The municipality is also seeing less demand for its prepaid electricity packages and is facing the threat of non-payment of garbage removal fees.

“All our members, they’re really tightening up their belts over this difficult time,” said Sydwell Dokolwana, the National Union of Mineworkers (NUM) regional secretary in Rustenburg. “We have seen many people losing their cars, banks repossessing properties, vehicles and houses. There’s no food. The level of crime is now picking up.”

Even before the strike started on January 23, the town started feeling the effects of the looming labour action as tensions between the miners and the companies deepened.

“In December, we weren’t busy as usual because people knew what was coming,” said Wolfgang Kruis, the assistant manager at the Ultra Liquors store. “I would rather buy food than liquor too.”

The shop’s sales were down by 30 percent to 40 percent and people had switched to cheaper liquor brands, Kruis said, while the wholesale business was largely declining because “taverns are scared to sell until the strike is over”. The small shops and bars feared they would become targets of robbers if they maintained their normal stock levels, he said.


The strike has also worsened violence in the area. An Amcu official was killed in clashes with police and two others were arrested for the attempted murder of an Amplats worker.

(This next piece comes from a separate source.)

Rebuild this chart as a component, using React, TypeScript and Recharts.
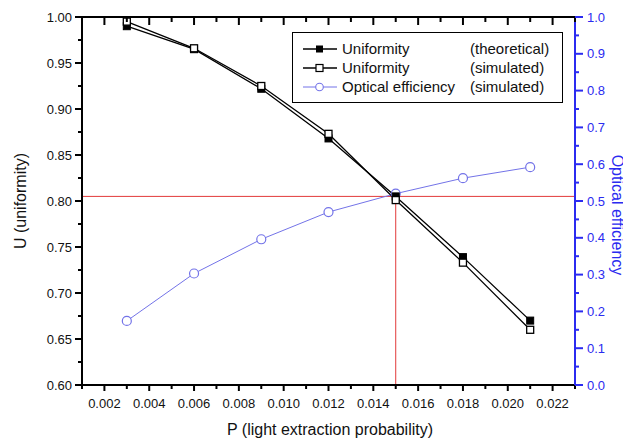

A winch operator on his way to the company’s Union mine was attacked last month, according to a NUM statement.

Producers and Amcu had not made new concessions during separate talks with the Commission for Conciliation, Mediation and Arbitration during the past week, Implats spokesman Johan Theron said on Tuesday.

“It is, of course, possible that producers looking to divest from high-cost, low-productivity Rustenburg mines will be in a better position to do so the longer the strike goes on,” Mark Rosenberg, an Africa analyst at New York-based Eurasia Group, said.

There was a 35 percent chance that the strike would last until next month, he said.

“We heard rumours last year that there was going to be a long strike, but not this long,” said Morne Fourie, a salesman at the Motor World used car dealership, as he sat at his desk under the head of a stuffed warthog mounted on the wall. “Before we would move 30 cars a month; we’re lucky if we get seven out now.”

Banks were less willing to extend credit to mineworkers as the strike went on, he said. “It’s difficult for them to get approved if they work for the mine,” said Fourie, whose wife is pregnant with their second child. He works longer hours and public holidays at the lot.